Monday, March 4, 2013

Not The Lorax But The Flummox

I am a bit flummoxed by the requests of some of my students.

Let the record show that six weeks ago, we discussed science projects. We spent five days in the computer lab working on these science projects. Did a smidgen each day, which I collected for a grade. Told them to print a copy to go on their project board. To save the info to their special student drive, because once they log out of a computer, the stuff vanishes like a cartoon character drinking vanishing cream. That there would be no leaving of my classroom to traipse about the halls seeking a computer lab where they would work unsupervised on missing parts of their project. I wrote the date the projects were due on the white board in my classroom. Noted the final two days I had booked the computer lab to put finishing touches on their results and conclusion. The days we would be putting the parts on the actual display boards.

"How prepared you are, Mrs. Hillbilly Mom." I heard you there. This process has worked like a charm for nigh on...oh, let's see...EVERY SINGLE YEAR UNTIL THIS ONE.

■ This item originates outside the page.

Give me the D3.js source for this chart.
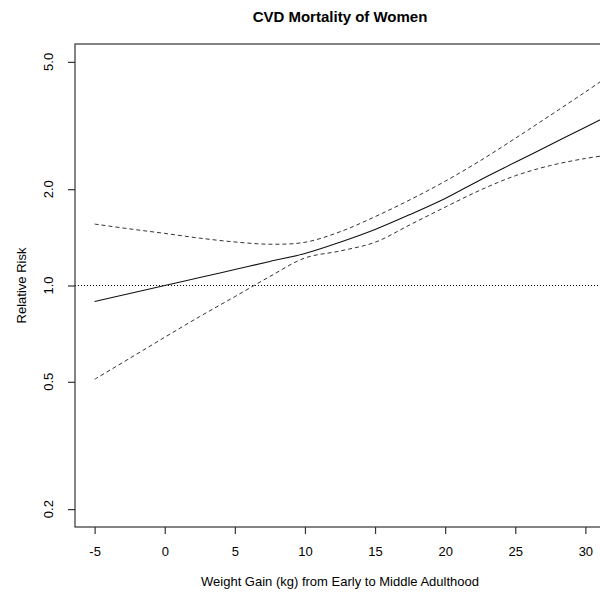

I am flummoxed, I tell you. Did I have a mini-stroke and speak Swahili for those five days? Have I written the dates on the board in a code so complex that even the Navajo Windtalkers could not decipher? Had I somehow conveyed a message that this science project was just for fun? Not for 200 points?

Flummoxed. Lately I've watched a lot of dawdlers. And heard a lot of things I didn't need to hear.

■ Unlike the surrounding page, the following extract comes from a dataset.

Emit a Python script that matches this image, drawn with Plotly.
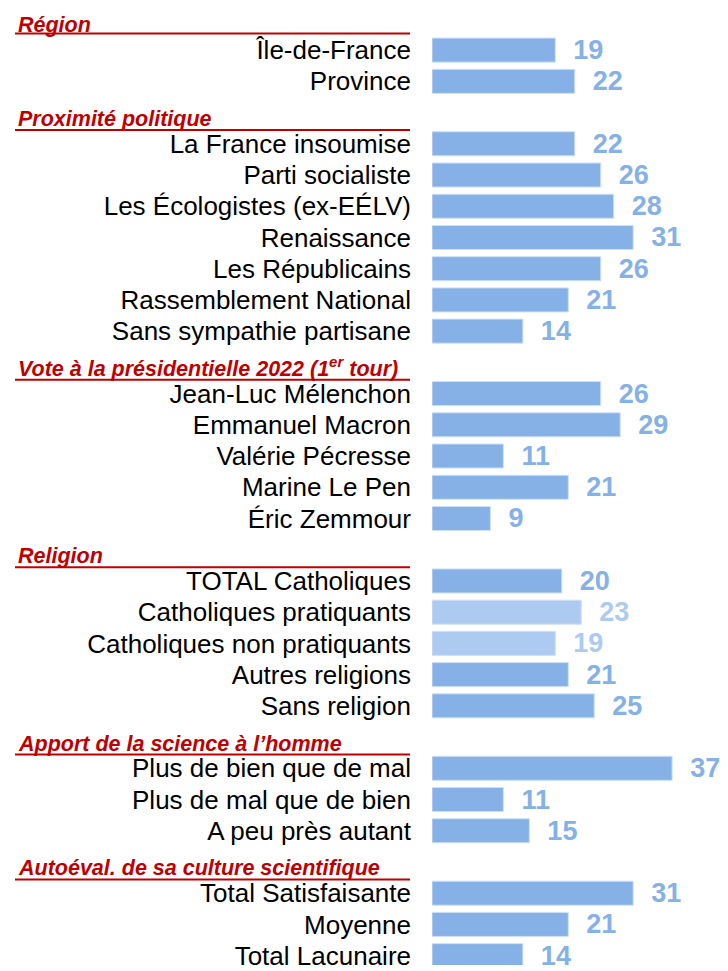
import plotly.graph_objects as go

# --- data -------------------------------------------------------------
section_titles = [
    "Région",
    "Proximité politique",
    "Vote à la présidentielle 2022 (1<sup>er</sup> tour)",
    "Religion",
    "Apport de la science à l’homme",
    "Autoéval. de sa culture scientifique",
]

region_labels = ["Île-de-France", "Province"]
region_values = [19, 22]

party_labels = ["La France insoumise", "Parti socialiste", "Les Écologistes (ex-EÉLV)",
                "Renaissance", "Les Républicains", "Rassemblement National",
                "Sans sympathie partisane"]
party_values = [22, 26, 28, 31, 26, 21, 14]

vote_labels = ["Jean-Luc Mélenchon", "Emmanuel Macron", "Valérie Pécresse",
               "Marine Le Pen", "Éric Zemmour"]
vote_values = [26, 29, 11, 21, 9]

religion_labels = ["TOTAL Catholiques", "Catholiques pratiquants",
                   "Catholiques non pratiquants", "Autres religions", "Sans religion"]
religion_values = [20, 23, 19, 21, 25]

science_labels = ["Plus de bien que de mal", "Plus de mal que de bien", "A peu près autant"]
science_values = [37, 11, 15]

culture_labels = ["Total Satisfaisante", "Moyenne", "Total Lacunaire"]
culture_values = [31, 21, 14]

sub_rows = {"Catholiques pratiquants", "Catholiques non pratiquants"}

# --- rows: one slot per section title, then one per item --------------
groups = [
    (region_labels, region_values),
    (party_labels, party_values),
    (vote_labels, vote_values),
    (religion_labels, religion_values),
    (science_labels, science_values),
    (culture_labels, culture_values),
]

slot = 0
header_slots, ys, labels, values = [], [], [], []
for labs, vals in groups:
    header_slots.append(slot)
    slot += 1
    for lab, v in zip(labs, vals):
        ys.append(slot)
        labels.append(lab)
        values.append(v)
        slot += 1

BLUE = "#85b1e6"
LIGHT = "#adcbf1"
RED = "#c00000"
FONT = "Arial, Liberation Sans, sans-serif"

colors = [LIGHT if lab in sub_rows else BLUE for lab in labels]

fig = go.Figure(go.Bar(
    x=values, y=ys, orientation="h", width=0.77,
    marker=dict(color=colors, line=dict(color="#cfe0f6", width=1)),
    text=values, texttemplate="\u00a0\u00a0%{x}", textposition="outside",
    constraintext="none",
    textfont=dict(family=FONT, size=27, color=colors, weight="bold"),
    cliponaxis=False, hoverinfo="skip",
))

W, H = 728, 971
left = 432
plot_w = W - left
px_per_unit = 6.49
slot_px = 31.42
top_first = 19

x_to_paper = lambda px: (px - left) / plot_w

for t, s in zip(section_titles, header_slots):
    fig.add_annotation(
        x=x_to_paper(16), xref="paper", y=s + 0.56, yref="y",
        xanchor="left", yanchor="bottom", text=t, showarrow=False,
        font=dict(family=FONT, size=21.5, color=RED, weight="bold", style="italic"),
        yshift=-3,
    )
    fig.add_shape(
        type="line", xref="paper", yref="y",
        x0=x_to_paper(15), x1=x_to_paper(410),
        y0=s + (0.47 if s == 0 else 0.56), y1=s + (0.47 if s == 0 else 0.56),
        line=dict(color=RED, width=2),
    )

fig.update_layout(
    width=W, height=H,
    margin=dict(l=left, r=0, t=0, b=0),
    paper_bgcolor="white", plot_bgcolor="white",
    showlegend=False,
    font=dict(family=FONT),
    xaxis=dict(range=[0, plot_w / px_per_unit], visible=False),
    yaxis=dict(
        range=[(slot - 1) + (H - top_first - (slot - 1) * slot_px) / slot_px,
               -top_first / slot_px],
        tickvals=ys, ticktext=labels,
        tickfont=dict(family=FONT, size=26, color="#000000"),
        showgrid=False, zeroline=False, showline=False, ticks="",
        ticklabelstandoff=20, ticklabeloverflow="allow",
    ),
)

fig.write_html("out.html", config={"displayModeBar": False},
               post_script="document.body.style.margin='0';")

I forgot everything at home.
My partner has it all, and he's absent.
Can I go to the computer lab and type it up?
We need to go print our stuff.
I need to make a graph in the computer lab.
My partner moved. Yes. I knew he was moving. I thought it was after the project.
I don't have a board.
Are you selling those boards?
Can I go get markers from the FACS teacher?
Can I go get stencils from the art teacher?
Can I go get paper from the art teacher?
I don't do projects.
I don't like to talk in front of people.
Don't you have my stuff?
I gave all my stuff to you.
I do too have it. It's all at home.
I haven't done any work on it in eight days of class work? Whatever. I cut a piece of paper!
Do you have a Sharpie?
Do you have better scissors?
Can I call my dad to bring me a board?
Here! Catch this airplane.
Make sideburns out of that red and tape them on.
What does this look like? *(I can't describe the anatomy, though he should have done a better job)*

Oh, let the complete record show that each class had a spread of neon paper, ten-color construction paper, glue sticks, Elmer's glue, scissors, rulers, tape, colored pencils, and markers. All purchased by the independently wealthy Mrs. Hillbilly Mom. Not by a purchase order with school funds. Plus a stack of rubrics and lists with descriptions of the six parts required for the project.

I am flummoxed.


2 comments:

Sioux Roslawski said...

There are several things you did not provide that they needed.

Your sympathy. Your willingness to make an exception for them. Your agreeing to do the work for them.

Come on. Get with the program.

Hillbilly Mom said...

Sioux,
How dare I!

I do believe I showed the proper sympathy. Because just before denying a request to leave the room, I prefaced the denial with, "I'm sorry, but..."

It is true that no exceptions were made. Guilty as charged.

During the first round of research and printing, I corrected for capitalization, punctuation, clarity, and omission. Omission, as in trying to leave out a part and say I had it already. I think this qualifies as doing some of the work for them.